Cordelia's Dad is a band from Northampton, Massachusetts that combines folk and punk rock influences and was instrumental in the creation of the genre later to be dubbed "No Depression". The band formed in 1987 and was active until 1998, when the members relocated to different parts of the country. After releasing an album of older material in 2002 the band has reunited in 2007 for their twentieth anniversary.
Cordelia's Dad was founded in 1987 by Amherst College students Tim Eriksen (bass, vocals), Peter Irvine (drums), Tom King (guitar). Although all three had previous experiences with traditional American music their initial sound was closer to that of alternative rock bands like Dinosaur Jr. and accordingly they recorded their first, eponymous album at Fort Apache Studios in Boston. The main distinguishing characteristic from their Fort Apache peers was that with few exceptions, their early recorded output consisted entirely of Anglo-American traditional folk tunes recorded as rock songs. Their second album How Can I Sleep, recorded by Dave Schramm continued the prominent use of traditional material, but increased the share of songs played as acoustic folk songs, starting a trend to call the sound of the band "schizophrenic". The transition to folk outfit was completed in 1993 with the recording of the limited release mini-album The Joy Fun Garden for German mail order label Return to Sender (a sublabel of Normal Records, which released all Cordelia's Dad albums in Germany). King left after the recording to be replaced by bassist Cath Oss. Eriksen switched to guitar and their third regular album, Comet (1995) continued the conversion toward an acoustic sound, with only a single song, the closer "Jersey City", being played with rock instruments.
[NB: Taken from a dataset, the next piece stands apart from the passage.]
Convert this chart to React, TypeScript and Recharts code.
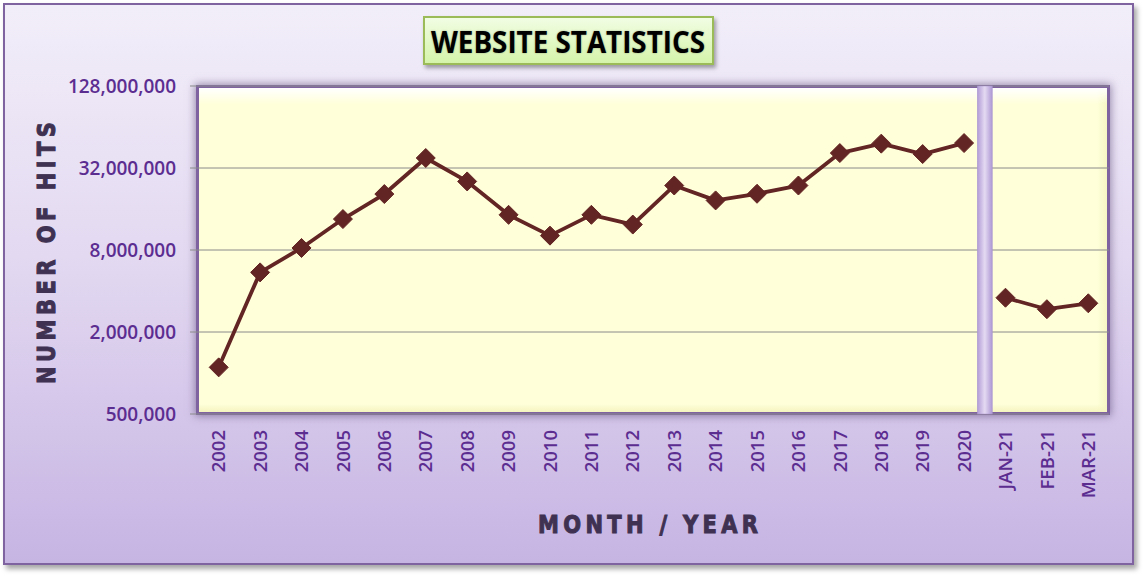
import React from 'react';
import { LineChart, Line, XAxis, YAxis, CartesianGrid, ReferenceLine } from 'recharts';

const yearLabels = ['2002', '2003', '2004', '2005', '2006', '2007', '2008', '2009', '2010', '2011', '2012', '2013', '2014', '2015', '2016', '2017', '2018', '2019', '2020'];
const yearHits = [1100000, 5480000, 8280000, 13500000, 20600000, 37900000, 25500000, 14500000, 10200000, 14500000, 12300000, 23800000, 18500000, 20700000, 23800000, 41200000, 48300000, 40500000, 48800000];
const monthLabels = ['JAN-21', 'FEB-21', 'MAR-21'];
const monthHits = [3570000, 2940000, 3250000];
const yTicks = [500000, 2000000, 8000000, 32000000, 128000000];
const separatorAfter = '2020';

const data = [
  ...yearLabels.map((label, i) => ({ label, years: yearHits[i], months: null as number | null })),
  ...monthLabels.map((label, i) => ({ label, years: null as number | null, months: monthHits[i] })),
];

const LINE_COLOR = '#632523';
const TICK_COLOR = '#5c2d91';
const TITLE_COLOR = '#3f3151';

const Diamond = (props: any) => {
  const { cx, cy, value } = props;
  if (value == null || cx == null || cy == null || isNaN(cx) || isNaN(cy)) return <g />;
  const r = 9.5;
  return (
    <polygon
      points={`${cx},${cy - r} ${cx + r},${cy} ${cx},${cy + r} ${cx - r},${cy}`}
      fill={LINE_COLOR}
      stroke={LINE_COLOR}
      strokeWidth={1}
      strokeLinejoin="miter"
    />
  );
};

const XTick = (props: any) => {
  const { x, y, payload } = props;
  return (
    <g transform={`translate(${x},${y})`}>
      <text
        transform="rotate(-90)"
        textAnchor="end"
        dy="0.36em"
        fill={TICK_COLOR}
        fontSize={18.5}
        fontWeight={600}
        fontFamily="'Open Sans', sans-serif"
      >
        {payload.value}
      </text>
    </g>
  );
};

const SepShape = (props: any) => {
  const { x1, y1, y2 } = props;
  const top = Math.min(y1, y2);
  const h = Math.abs(y2 - y1);
  return <rect x={x1 - 7.5} y={top} width={15} height={h} fill="url(#sepGrad)" stroke="#a893cf" strokeWidth={0.5} />;
};

const fmt = (v: number) => v.toLocaleString('en-US');

export default function App() {
  return (
    <div style={{ position: 'absolute', left: 0, top: 0, width: 1146, height: 578, overflow: 'hidden' }}>
      <svg width={0} height={0} style={{ position: 'absolute' }}>
        <defs>
          <linearGradient id="sepGrad" x1="0" y1="0" x2="1" y2="0">
            <stop offset="0%" stopColor="#b19bd6" />
            <stop offset="50%" stopColor="#e4daf2" />
            <stop offset="100%" stopColor="#ad97d4" />
          </linearGradient>
        </defs>
      </svg>
      {/* outer chart frame */}
      <div
        style={{
          position: 'absolute',
          left: 3,
          top: 3,
          width: 1131,
          height: 562,
          boxSizing: 'border-box',
          border: '2px solid #7f63a1',
          background: 'linear-gradient(to bottom, #f2eef9 0%, #e3d9f1 45%, #c6b4e3 100%)',
          boxShadow: '3px 4px 5px rgba(0,0,0,0.35)',
        }}
      />
      {/* plot area box */}
      <div
        style={{
          position: 'absolute',
          left: 196,
          top: 85,
          width: 914,
          height: 330,
          boxSizing: 'border-box',
          border: '3px solid #7f63a1',
          background:
            'linear-gradient(to bottom, #ffffff 0px, rgba(255,255,218,0) 16px), linear-gradient(to left, #f6f6c4 0px, rgba(255,255,218,0) 10px), linear-gradient(to top, #f4f4bf 0px, rgba(255,255,218,0) 8px), #ffffda',
          boxShadow: '0 0 8px 1px rgba(80,60,110,0.55)',
        }}
      />
      {/* title box */}
      <div
        style={{
          position: 'absolute',
          left: 423,
          top: 16,
          width: 291,
          height: 49,
          boxSizing: 'border-box',
          border: '2px solid #9bbb59',
          background: 'linear-gradient(to bottom, #f1fde3 0%, #d5f4aa 100%)',
          boxShadow: '2px 3px 4px rgba(0,0,0,0.35)',
        }}
      />
      <div style={{ position: 'absolute', left: 0, top: 0 }}>
        <LineChart width={1146} height={578} data={data} margin={{ top: 86, right: 37, left: 0, bottom: 0 }}>
          <CartesianGrid horizontal vertical={false} stroke="#8a8a8a" strokeWidth={1} />
          <XAxis
            dataKey="label"
            scale="band"
            interval={0}
            height={164}
            tickLine={false}
            axisLine={false}
            tickSize={0}
            tickMargin={16}
            tick={<XTick />}
          />
          <YAxis
            type="number"
            scale="log"
            domain={[500000, 128000000]}
            ticks={yTicks}
            allowDataOverflow
            width={198}
            axisLine={false}
            tickLine={{ stroke: '#8a8a8a' }}
            tickSize={8}
            tickMargin={14}
            tickFormatter={fmt}
            tick={{ fill: TICK_COLOR, fontSize: 19, fontWeight: 600, fontFamily: "'Open Sans', sans-serif" }}
          />
          <ReferenceLine x={separatorAfter} position="end" shape={<SepShape />} />
          <Line
            type="linear"
            dataKey="years"
            stroke={LINE_COLOR}
            strokeWidth={3.8}
            strokeLinejoin="round"
            dot={<Diamond />}
            activeDot={false}
            connectNulls={false}
            isAnimationActive={false}
          />
          <Line
            type="linear"
            dataKey="months"
            stroke={LINE_COLOR}
            strokeWidth={3.8}
            strokeLinejoin="round"
            dot={<Diamond />}
            activeDot={false}
            connectNulls={false}
            isAnimationActive={false}
          />
        </LineChart>
      </div>
      {/* titles */}
      <svg width={1146} height={578} style={{ position: 'absolute', left: 0, top: 0, pointerEvents: 'none' }}>
        <text
          x={568}
          y={41}
          textAnchor="middle"
          dominantBaseline="central"
          fontFamily="'Open Sans', sans-serif"
          fontWeight={700}
          fontSize={30}
          fill="#000000"
          textLength={274}
          lengthAdjust="spacingAndGlyphs"
          style={{ textShadow: '0 0 2px rgba(0,0,0,0.35)' }}
        >
          WEBSITE STATISTICS
        </text>
        <g transform="translate(46,253) rotate(-90) scale(1,1.2)">
          <text
            x={0}
            y={0}
            textAnchor="middle"
            dominantBaseline="central"
            fontFamily="'DejaVu Sans', sans-serif"
            fontWeight={700}
            fontSize={21}
            fill={TITLE_COLOR}
            stroke={TITLE_COLOR}
            strokeWidth={0.9}
            textLength={262}
            lengthAdjust="spacing"
          >
            NUMBER OF HITS
          </text>
        </g>
        <g transform="translate(648,524) scale(1,1.2)">
          <text
            x={0}
            y={0}
            textAnchor="middle"
            dominantBaseline="central"
            fontFamily="'DejaVu Sans', sans-serif"
            fontWeight={700}
            fontSize={21}
            fill={TITLE_COLOR}
            stroke={TITLE_COLOR}
            strokeWidth={0.9}
            textLength={220}
            lengthAdjust="spacing"
          >
            MONTH / YEAR
          </text>
        </g>
      </svg>
    </div>
  );
}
In 1996, the band released the punk-infused live album Road Kill (1996) as a farewell to their rock side, which for the next years would continue only as a side project named "io". The members of the main, now fully acoustic band had previously taken up shape note singing, and the new interest made an appearance on the Steve Albini produced album Spine (1998), for which folk fiddler Laura Risk joined the band. Spine would become their most critically acclaimed album, but also the last for four years, as band members moved away from their West Massachusetts home base. Irvine moved to Portland, Oregon to become a music lawyer, while Eriksen moved to Minneapolis and later participated in creating the soundtrack for the movie Cold Mountain.
The album What It Is, while released in 2002, contained music recorded during two sessions in 1997?98, and the band remained in hiatus until Eriksen and Irvine moved back to Massachusetts, and to celebrate their 20th anniversary, decided to reunite for local shows, playing both acoustic and electric sets.